Mountaintop Memorial from Leclerc Brothers Motion Pictures on Vimeo.
When my father Jake was 43, he and my mother Betty took a trip to Haiti. It changed them forever. The people, the art, the music, the food and the culture had a profound impact on their lives, their work...and strangely enough, on me too.
Jake was instrumental in developing the Haitian art community not only in Haiti, but in the U.S. as well. My parents flew many of these Haitian artists up to Sheboygan and they lived with us...in our home! Painters, printers and sculptures including Antonio Joseph, Georges Liataud, Murat Brierre and others.
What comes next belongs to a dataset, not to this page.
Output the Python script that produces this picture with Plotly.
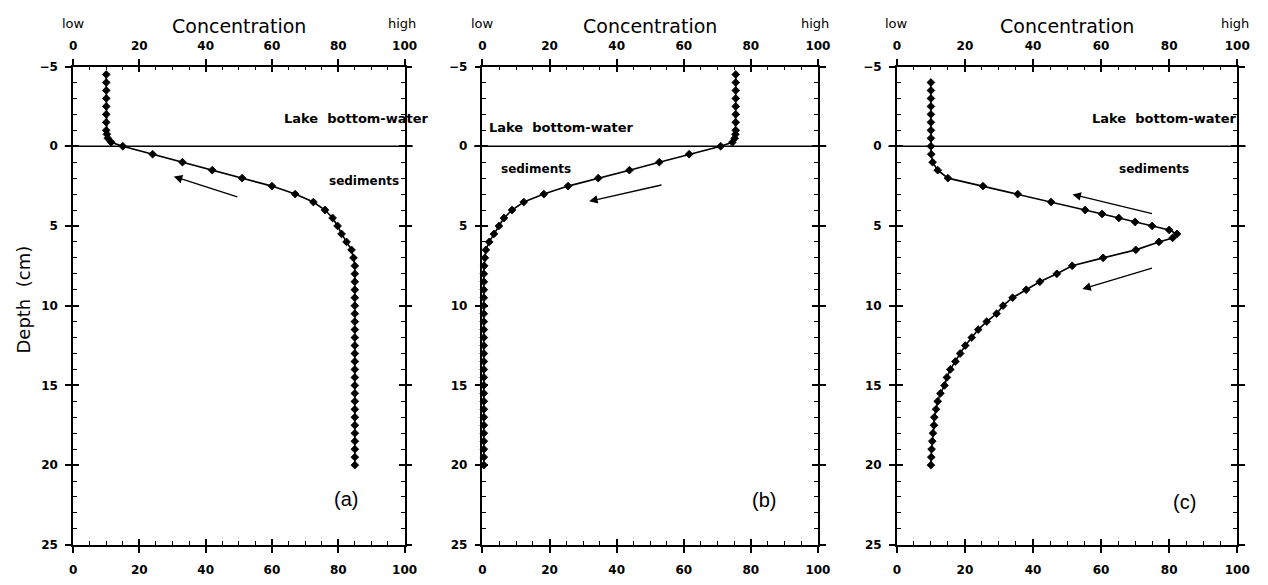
import plotly.graph_objects as go

# ---------------- data ----------------
depth_a = [-4.5, -4, -3.5, -3, -2.5, -2, -1.5, -1, -0.75, -0.5, -0.25, 0,
           0.5, 1, 1.5, 2, 2.5, 3, 3.5, 4, 4.5, 5, 5.5, 6, 6.5, 7, 7.5,
           8, 8.5, 9, 9.5, 10, 10.5, 11, 11.5, 12, 12.5, 13, 13.5, 14, 14.5,
           15, 15.5, 16, 16.5, 17, 17.5, 18, 18.5, 19, 19.5, 20]
conc_a = [10, 10, 10, 10, 10, 10, 10, 10, 10.2, 10.5, 11.5, 15,
          24, 33, 42, 51, 60, 67, 72.5, 76, 78.3, 79.8, 81, 82.5, 84, 84.6, 85,
          85, 85, 85, 85, 85, 85, 85, 85, 85, 85, 85, 85, 85, 85,
          85, 85, 85, 85, 85, 85, 85, 85, 85, 85, 85]

depth_b = [-4.5, -4, -3.5, -3, -2.5, -2, -1.5, -1, -0.75, -0.5, -0.25, 0,
           0.5, 1, 1.5, 2, 2.5, 3, 3.5, 4, 4.5, 5, 5.5, 6, 6.5, 7, 7.5,
           8, 8.5, 9, 9.5, 10, 10.5, 11, 11.5, 12, 12.5, 13, 13.5, 14, 14.5,
           15, 15.5, 16, 16.5, 17, 17.5, 18, 18.5, 19, 19.5, 20]
conc_b = [75.5, 75.5, 75.5, 75.5, 75.5, 75.5, 75.5, 75.5, 75.4, 75.2, 74.5, 71,
          61.6, 52.7, 43.8, 34.5, 25.5, 18.3, 12.3, 8.8, 6.4, 4.9, 3.4, 2.0, 1.0, 0.7, 0.5,
          0.4, 0.4, 0.4, 0.4, 0.4, 0.4, 0.4, 0.4, 0.4, 0.4, 0.4, 0.4, 0.4, 0.4,
          0.4, 0.4, 0.4, 0.4, 0.4, 0.4, 0.4, 0.4, 0.4, 0.4, 0.4]

depth_c = [-4, -3.5, -3, -2.5, -2, -1.5, -1, -0.5, 0,
           0.5, 1, 1.5, 2, 2.5, 3, 3.5, 4, 4.25, 4.5, 4.75, 5, 5.25, 5.5, 5.75, 6,
           6.5, 7, 7.5, 8, 8.5, 9, 9.5, 10, 10.5, 11, 11.5, 12, 12.5, 13, 13.5,
           14, 14.5, 15, 15.5, 16, 16.5, 17, 17.5, 18, 18.5, 19, 19.5, 20]
conc_c = [10, 10, 10, 10, 10, 10, 10, 10, 10,
          10.1, 10.5, 12, 15, 25.3, 35.5, 45.3, 55.3, 60.3, 65.2, 70, 75, 80, 82.3, 81, 77,
          70.2, 60.6, 51.5, 47, 42, 38, 34, 31.2, 29.3, 26.4, 23.9, 22, 20.1, 18.6, 17.2,
          15.7, 14.7, 14, 12.8, 12, 11.5, 11, 10.9, 10.6, 10.4, 10.2, 10.1, 10]

panel_labels = ["(a)", "(b)", "(c)"]
x_range = [0, 100]
y_range = [25, -5]
x_major, x_minor = 20, 5
y_major, y_minor = 5, 1

# ---------------- layout geometry ----------------
W, H = 1268, 585
x_domains = [[70 / W, 406 / W], [485 / W, 825 / W], [905 / W, 1250 / W]]
y_domain = [1 - 551 / H, 1 - 61 / H]

FONT = "DejaVu Sans"
fig = go.Figure()

series = [(conc_a, depth_a), (conc_b, depth_b), (conc_c, depth_c)]


def ax_id(n):
    return "" if n == 1 else str(n)


for i, (cx, dy) in enumerate(series):
    fig.add_trace(go.Scatter(
        x=cx, y=dy, mode="lines+markers",
        xaxis="x" + ax_id(i + 1), yaxis="y" + ax_id(i + 1),
        line=dict(color="black", width=1.6),
        marker=dict(symbol="diamond", size=6, color="black",
                    line=dict(color="black", width=0.8)),
        showlegend=False, hoverinfo="skip", cliponaxis=False))
    n = str(4 + i)
    fig.add_trace(go.Scatter(x=[None], y=[None], xaxis="x" + n, yaxis="y" + n,
                             showlegend=False, mode="markers", hoverinfo="skip"))

tickfont = dict(family=FONT, size=12, color="black", weight="bold")
base = dict(showgrid=False, zeroline=False, showline=True, linecolor="black",
            linewidth=1.5, tickwidth=1.5, tickcolor="black", tickfont=tickfont,
            fixedrange=True, mirror="ticks", tickmode="linear", tick0=0)

layout = dict(width=W, height=H, margin=dict(l=0, r=0, t=0, b=0),
              plot_bgcolor="white", paper_bgcolor="white", showlegend=False)
for i in range(3):
    m = ax_id(i + 1)
    xm, ym = "x" + m, "y" + m
    n = str(4 + i)
    dom = x_domains[i]
    # main axes: inside ticks (major + minor) mirrored, labels bottom/left
    layout["xaxis" + m] = dict(base, range=x_range, dtick=x_major, domain=dom, anchor=ym,
                               side="bottom", ticks="inside", ticklen=6,
                               ticklabelstandoff=13,
                               minor=dict(dtick=x_minor, tick0=0, ticks="inside", ticklen=4,
                                          tickwidth=1.2, tickcolor="black"))
    layout["yaxis" + m] = dict(base, range=y_range, dtick=y_major, domain=y_domain, anchor=xm,
                               side="left", ticks="inside", ticklen=6,
                               ticklabelstandoff=11,
                               minor=dict(dtick=y_minor, tick0=0, ticks="inside", ticklen=4,
                                          tickwidth=1.2, tickcolor="black"))
    # overlay axes: outside ticks mirrored, labels on top
    layout["xaxis" + n] = dict(base, range=x_range, dtick=x_major, domain=dom, anchor="y" + n,
                               side="top", ticks="outside", ticklen=6, overlaying=xm,
                               ticklabelstandoff=4)
    layout["yaxis" + n] = dict(base, range=y_range, dtick=y_major, domain=y_domain,
                               anchor="x" + n, side="right", ticks="outside", ticklen=6,
                               overlaying=ym, showticklabels=False)
fig.update_layout(**layout)

# horizontal line at depth 0 (water/sediment boundary)
for i in range(3):
    m = ax_id(i + 1)
    fig.add_shape(type="line", xref="x" + m + " domain", yref="y" + m,
                  x0=-0.025, x1=1.025, y0=0, y1=0,
                  line=dict(color="black", width=1.5))

ann = []
lake_pos = [(85.4, -1.75), (23.5, -1.2), (78.5, -1.75)]
sed_pos = [(87.8, 2.2), (16, 1.43), (75.4, 1.43)]
lab_pos = [(82.4, 22.1), (83.8, 22.2), (84.6, 22.3)]
for i in range(3):
    m = ax_id(i + 1)
    xr, yr = "x" + m, "y" + m
    x0p, x1p = x_domains[i]
    ann.append(dict(xref="paper", yref="paper", x=x0p, y=1 - 17 / H, text="low",
                    showarrow=False, font=dict(family=FONT, size=13, color="black"),
                    xanchor="center", yanchor="middle"))
    ann.append(dict(xref="paper", yref="paper", x=x1p - 0.002, y=1 - 17 / H, text="high",
                    showarrow=False, font=dict(family=FONT, size=13, color="black"),
                    xanchor="center", yanchor="middle"))
    ann.append(dict(xref="paper", yref="paper", x=(x0p + x1p) / 2, y=1 - 19 / H,
                    text="Concentration", showarrow=False,
                    font=dict(family=FONT, size=19, color="black"),
                    xanchor="center", yanchor="middle"))
    ann.append(dict(xref=xr, yref=yr, x=lake_pos[i][0], y=lake_pos[i][1],
                    text="Lake  bottom-water", showarrow=False,
                    font=dict(family=FONT, size=13, color="black", weight="bold"),
                    xanchor="center", yanchor="middle"))
    ann.append(dict(xref=xr, yref=yr, x=sed_pos[i][0], y=sed_pos[i][1],
                    text="sediments", showarrow=False,
                    font=dict(family=FONT, size=12, color="black", weight="bold"),
                    xanchor="center", yanchor="middle"))
    ann.append(dict(xref=xr, yref=yr, x=lab_pos[i][0], y=lab_pos[i][1],
                    text=panel_labels[i], showarrow=False,
                    font=dict(family="Liberation Sans", size=20, color="black"),
                    xanchor="center", yanchor="middle"))

# arrows (head, tail) in data coords
arrows = [("", (30.4, 1.9), (50, 3.2)),
          ("2", (31.8, 3.45), (53.8, 2.41)),
          ("3", (51.6, 3.02), (75.4, 4.25)),
          ("3", (54.5, 8.96), (75.4, 7.61))]
for sfx, head, tail in arrows:
    ann.append(dict(xref="x" + sfx, yref="y" + sfx, x=head[0], y=head[1],
                    axref="x" + sfx, ayref="y" + sfx, ax=tail[0], ay=tail[1],
                    text="", showarrow=True, arrowhead=2, arrowsize=1.3,
                    arrowwidth=1.3, arrowcolor="black", standoff=0))

ann.append(dict(xref="paper", yref="paper", x=20 / W, y=1 - 300 / H, text="Depth  (cm)",
                showarrow=False, textangle=-90,
                font=dict(family=FONT, size=18, color="black"),
                xanchor="center", yanchor="middle"))
fig.update_layout(annotations=ann)

fig.write_html("out.html")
My father taught them silk-screen printing, photography and even how to go about marketing/selling their work.
When I was 15, my father took me to Port-au-Prince Haiti and eventually to Cape Haitian where we rode horses up the mountain to the infamous Haitian Citadel.
It seems somewhat ironic that nearly 45 years later, the Leclerc Brothers at Jake’s Cafe would be commissioned to produce a documentary on the aftermath of the earthquake in Haiti. They traveled many of the same roads and cities Jake and I traveled...but obviously under a completely different set of circumstances.
Phil and Chris Leclerc have excellently captured the spirit of these beautiful people in a short documentary called Mountaintop Memorial.
One this is painfully clear. These people will rise from the rubble and with them, a proliferation of art and creativity like nothing we’ve seen in years.